The drift of MFCs is not easily predictable, some MFCs can remain perfectly stable for years, while another starts to drift from the very first day it is installed after calibration. Hence, the frequency for recalibration has to be defined very conservatively based rather on the worst case, and thus on a rather short lifetime of some MFCs. Thereby, the case where an MFC starts to drift the day after installation may clearly not be taken into account, but one must live with such risk.
In FIG. 1 there is shown prior art gas flowing into a vacuum facility, as especially into a vacuum treatment reactor.
A gas tank arrangement shown as a pressurized gas tank 1 is as an example pressurized to a pressure p.sub.1 of above 10 bar. Downstream of tank 1 there is provided a pressure regulator 2, which of reduces the input pressure p.sub.1 to an output pressure p.sub.2 slightly above 1 bar. Downstream of the regulator 2 there is provided a mass flow controller, MFC3. The pressure drop between the input and output of the mass flow controller 3 is about 1 bar, resulting in an output pressure p.sub.1 of about 0.01 bar.
Downstream of MFC3 there is provided the vacuum facility 4, as e.g. a vacuum surface treatment reactor, into which, as schematically shown, e.g. via a shower-like gas distributor, the gas from tank 1 is input.
The output pressure p.sub.3 at the output of MFC3 slowly drops along the connecting line to the reactor 4 according to its flow cross-section and length. The input nozzle arrangement causes a further slight pressure drop abutting in the process-required pressure p.sub.4 in the vacuum reactor. Via a throttle 5 the reactor 4 is connected to a vacuum pump 6.
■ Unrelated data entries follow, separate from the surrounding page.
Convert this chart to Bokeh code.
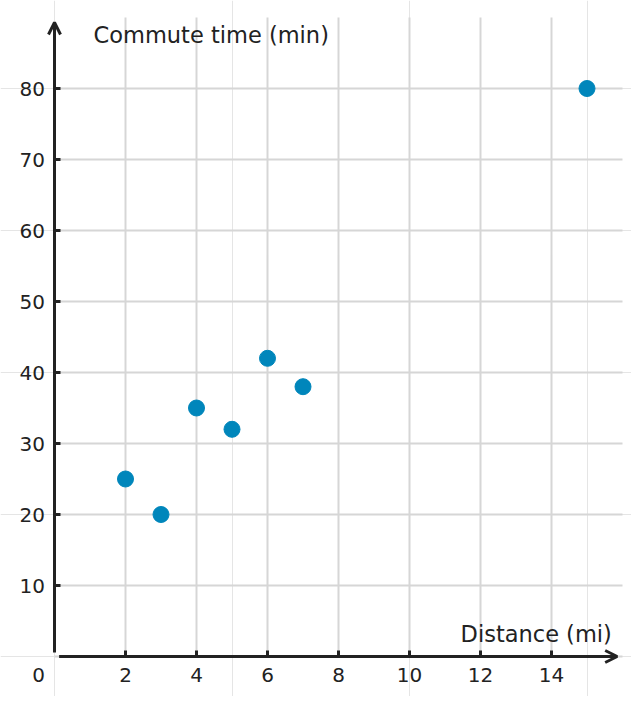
from bokeh.plotting import figure
from bokeh.models import Arrow, OpenHead, Grid, FixedTicker
from bokeh.core.properties import value
from bokeh.embed import file_html
from bokeh.resources import INLINE

# Data
distance = [2, 3, 4, 5, 6, 7, 15]
commute = [25, 20, 35, 32, 42, 38, 80]
x_ticks = [2, 4, 6, 8, 10, 12, 14]
y_ticks = [10, 20, 30, 40, 50, 60, 70, 80]
x_tick_labels = ["2", "4", "6", "8", "10", "12", "14"]
y_tick_labels = ["10", "20", "30", "40", "50", "60", "70", "80"]
origin_label = "0"
x_title = "Distance (mi)"
y_title = "Commute time (min)"

INK = "#222222"
GRID = "#d6d6d6"
BLUE = "#0086BB"
FONT = "DejaVu Sans"

W, H = 631, 696
OX, OY = 54, 656          # pixel position of the origin
SX, SY = 35.5, 7.1        # pixels per unit

p = figure(width=W, height=H,
           x_range=(-OX / SX, (W - OX) / SX), y_range=(-(H - OY) / SY, OY / SY),
           x_axis_location=None, y_axis_location=None,
           output_backend="svg", toolbar_location=None,
           min_border=0)
p.outline_line_color = None
p.background_fill_color = "white"

# grid
p.add_layout(Grid(dimension=0, ticker=FixedTicker(ticks=x_ticks), cross_bounds=(0, 90),
                  grid_line_color=GRID, grid_line_width=2))
p.add_layout(Grid(dimension=1, ticker=FixedTicker(ticks=[0] + y_ticks), cross_bounds=(0, 16),
                  grid_line_color=GRID, grid_line_width=2))

# tick marks (pointing into the plot area)
TL = 6
p.segment(x0=x_ticks, x1=x_ticks, y0=[0] * len(x_ticks), y1=[TL / SY] * len(x_ticks),
          line_color=INK, line_width=3)
p.segment(x0=[0] * len(y_ticks), x1=[TL / SX] * len(y_ticks), y0=y_ticks, y1=y_ticks,
          line_color=INK, line_width=3)

# axis arrows
p.add_layout(Arrow(x_start=0.13, y_start=0, x_end=15.85, y_end=0,
                   line_color=INK, line_width=3,
                   end=OpenHead(size=12, line_color=INK, line_width=3)))
p.add_layout(Arrow(x_start=0, y_start=0.56, x_end=0, y_end=89.3,
                   line_color=INK, line_width=3,
                   end=OpenHead(size=12, line_color=INK, line_width=3)))

# tick labels
p.text(x=x_ticks, y=[0] * len(x_ticks), text=x_tick_labels, y_offset=18,
       text_font=value(FONT), text_font_size="20px", text_color=INK,
       text_align="center", text_baseline="middle")
p.text(x=[0] * len(y_ticks), y=y_ticks, text=y_tick_labels, x_offset=-9.5,
       text_font=value(FONT), text_font_size="20px", text_color=INK,
       text_align="right", text_baseline="middle")
p.text(x=[0], y=[0], text=[origin_label], x_offset=-16, y_offset=18,
       text_font=value(FONT), text_font_size="20px", text_color=INK,
       text_align="center", text_baseline="middle")

# points
p.scatter(distance, commute, size=16, color=BLUE, line_color=BLUE)

# axis titles
p.text(x=[1.10], y=[86.2], text=[y_title], y_offset=-9, text_font=value(FONT),
       text_font_size="22.5px", text_color=INK, text_align="left", text_baseline="alphabetic")
p.text(x=[15.70], y=[1.83], text=[x_title], y_offset=-10, text_font=value(FONT),
       text_font_size="22.5px", text_color=INK, text_align="right", text_baseline="alphabetic")

open("out.html", "w").write(file_html(p, INLINE))
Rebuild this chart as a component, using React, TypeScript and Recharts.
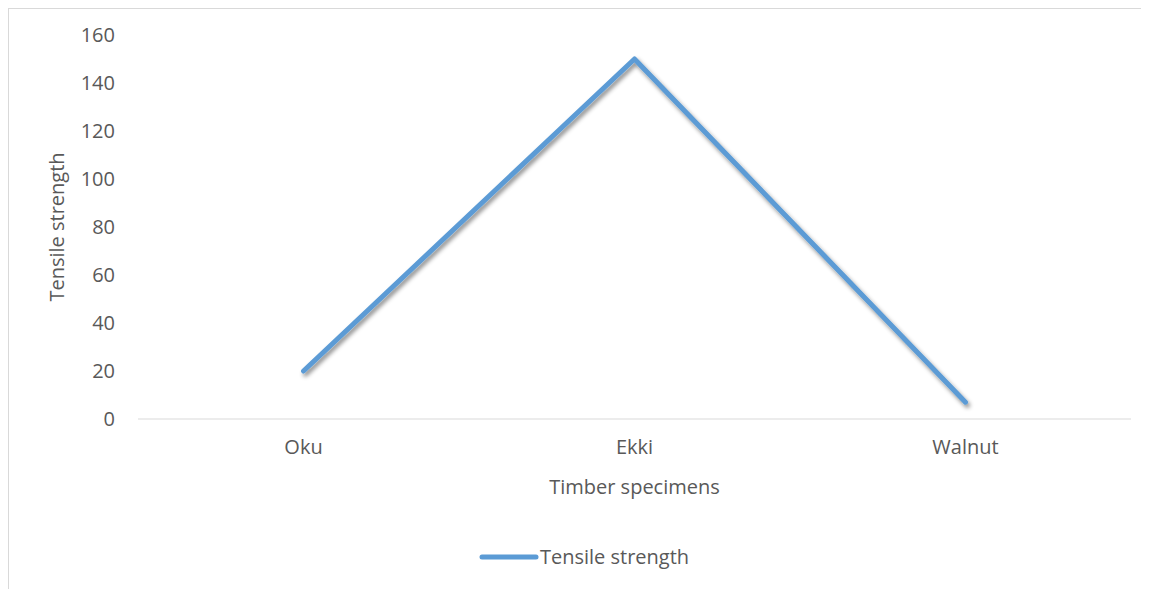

Thus, when flowing all along from the gas tank 1 to the low-pressure vacuum facility 4 or process equipment, the gas experiences successive drops in pressure as is shown in this figure.
The gas is flowing naturally all the way to the pump 6 inlet due to the potential energy of the compression in tank 1 as delivered by the gas supplier, combined with the potential energy provided by the vacuum pump 6, keeping the pressure in the vacuum facility 4 on the desired low level.
The MFC regulates, accurately within the above mentioned limits, the gas flow as long as a predetermined pressure drop is maintained according to p.sub.23, which is e.g. at least 30 mbar. The minimum required pressure drop p.sub.23 is marked as p.sub.28min in FIG. 1. As the pressure p.sub.2 upstream the MFC is usually of the order of 1 to 2 bar, the MFC will be in good regulating operation as long as the output pressure p.sub.2 just after the MFC is in the order of 0.95 bar. There results that the pressure drop required across the MFC, p.sub.23min, is significantly lower than the actual pressure drop p.sub.23 according to FIG. 1, which is in the range of 1 bar. This is due to the fact that downstream of the MFC there prevails nearly the required vacuum facility low pressure p.sub.4, thus a process pressure in reactor 4, which may range, as an example, between 0.01 to 10 mbar or even much lower, i.e. down to the range of 10.sup.-3, 10.sup.-4 mbar.